As expected, the projection trend is not a straight line, but it’s kind of hard to estimate the variability with confidence. In order to do so you have to compare it against an imaginary diagonal line that represents what an ideal projection would look like.

Realizing this, I looked for a way to make it easier. Humans are better at making comparisons against a horizontal baseline than an angled one. Adding the miles already driven to the Y axis lets us plot projected total miles, which gives us that comparison:

total-miles

This graph makes it easier to judge the vertical distance from valleys to nearby peaks. The trend’s range—the vertical variation—over the left half of the graph is 60-70 miles. We don’t know what the correct final number would have been, but the spread alone is enough to convince me not to pay too much attention to this number when my tank is even half full.

Further Analysis

There is variation on the right side of the trend, too. These more gradual changes are much easier to detect in this version than in the first one. They suggest that the projection is still varying with my fuel consumption, but that the variation is less when the tank is emptier. This would make sense because having three gallons of gas gives you a smaller range of possible outcomes than does a full tank. However, a more gradual slope could also indicate a different driving pattern. Perhaps this last section contained trips that were more efficient than my typical errand-running but less efficient than my commute.

To shed some light on that, I looked back at my trip log and added an overlay to my trend to call out segments that were predominantly highway driving:

converging-estimate

This graph illustrates that highway driving reliably made the projection rise. In the first half of the experiment, highway trips pushed the projection to about 480 miles. Segments comprising many short errands and school drop-offs brought the projection back down. The graph also shows that I actually drove more highway miles during the second half of the tank, but that these periods of (presumed) higher fuel efficiency failed to bring the projection up to its earlier highs. The variation during the last rise is only about 30 miles. It’s difficult to measure this variation in the original graph, but in this one it’s easy.

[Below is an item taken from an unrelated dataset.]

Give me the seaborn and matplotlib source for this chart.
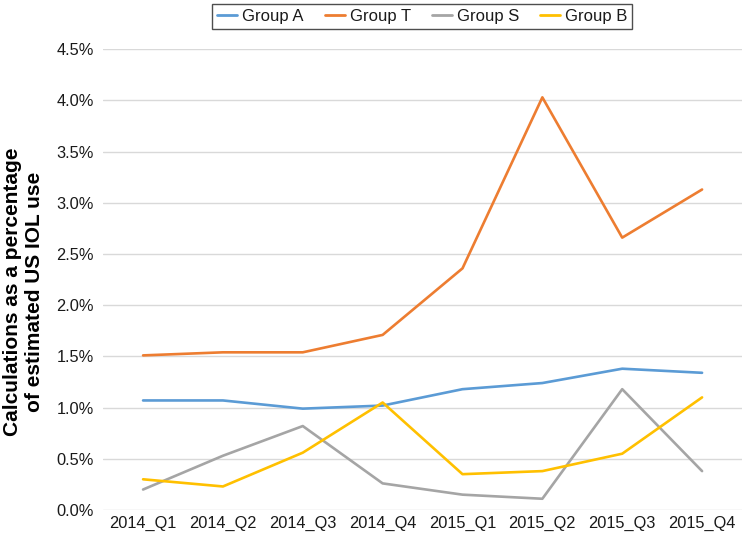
import numpy as np
import pandas as pd
import matplotlib
matplotlib.use("Agg")
import matplotlib.pyplot as plt
import seaborn as sns
from matplotlib.ticker import FuncFormatter

quarters = ["2014_Q1", "2014_Q2", "2014_Q3", "2014_Q4",
            "2015_Q1", "2015_Q2", "2015_Q3", "2015_Q4"]
group_a = [1.07, 1.07, 0.99, 1.02, 1.18, 1.24, 1.38, 1.34]
group_t = [1.51, 1.54, 1.54, 1.71, 2.36, 4.03, 2.66, 3.13]
group_s = [0.20, 0.53, 0.82, 0.26, 0.15, 0.11, 1.18, 0.38]
group_b = [0.30, 0.23, 0.56, 1.05, 0.35, 0.38, 0.55, 1.10]

series = {"Group A": group_a, "Group T": group_t, "Group S": group_s, "Group B": group_b}
colors = {"Group A": "#5B9BD5", "Group T": "#ED7D31", "Group S": "#A5A5A5", "Group B": "#FFC000"}

df = pd.DataFrame(series, index=quarters)
df.index.name = "quarter"
long = df.reset_index().melt(id_vars="quarter", var_name="group", value_name="pct")
long["x"] = long["quarter"].map({q: i for i, q in enumerate(quarters)})

sns.set_style("white")
plt.rcParams["font.family"] = ["Liberation Sans", "DejaVu Sans"]

fig = plt.figure(figsize=(7.42, 5.35), dpi=100)
ax = fig.add_axes([0.139, 0.0467, 0.861, 0.8613])

sns.lineplot(data=long, x="x", y="pct", hue="group", palette=colors,
             hue_order=list(series.keys()), linewidth=1.9, ax=ax, legend=False)

ax.set_xlim(-0.5, len(quarters) - 0.5)
ax.set_ylim(0, 4.5)
ax.set_xticks(range(len(quarters)))
ax.set_xticklabels(quarters)
ax.set_yticks(np.arange(0, 4.51, 0.5))
ax.yaxis.set_major_formatter(FuncFormatter(lambda v, _: f"{v:.1f}%"))
ax.tick_params(axis="both", labelsize=11.8, colors="#1a1a1a", length=0)
ax.tick_params(axis="y", pad=6.5)
ax.tick_params(axis="x", pad=4)
ax.grid(axis="y", color="#D9D9D9", linewidth=1)
ax.set_axisbelow(True)
for s in ax.spines.values():
    s.set_visible(False)

ax.set_xlabel("")
ax.set_ylabel("Calculations as a percentage\nof estimated US IOL use",
              fontsize=15, fontweight="bold", linespacing=1.2, color="black")
ax.yaxis.set_label_coords(-0.092, 0.473)

handles = [plt.Line2D([], [], color=colors[g], linewidth=2) for g in series]
leg = fig.legend(handles, list(series.keys()), loc="center", ncol=4,
                 bbox_to_anchor=(0.569, 0.970), frameon=True, fancybox=False,
                 fontsize=12, handlelength=1.2, columnspacing=1.25,
                 handletextpad=0.3, borderpad=0.3)
leg.get_frame().set_edgecolor("#222222")
leg.get_frame().set_linewidth(1)
for t in leg.get_texts():
    t.set_color("#1a1a1a")

fig.savefig("out.png", dpi=100)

In the end I decided to disable the projection, though I sometimes turn it back on when the gas light comes on and it’s not convenient for me to stop at a gas station right away. Another thing I learned from the manual is that the light is designed to come on when there are 2.6 gallons remaining in the tank, which tells me I do have some breathing room there. This may some day get me into trouble but for now I’m seeing it as a win, at least until I’m stranded in the woods with promises to keep.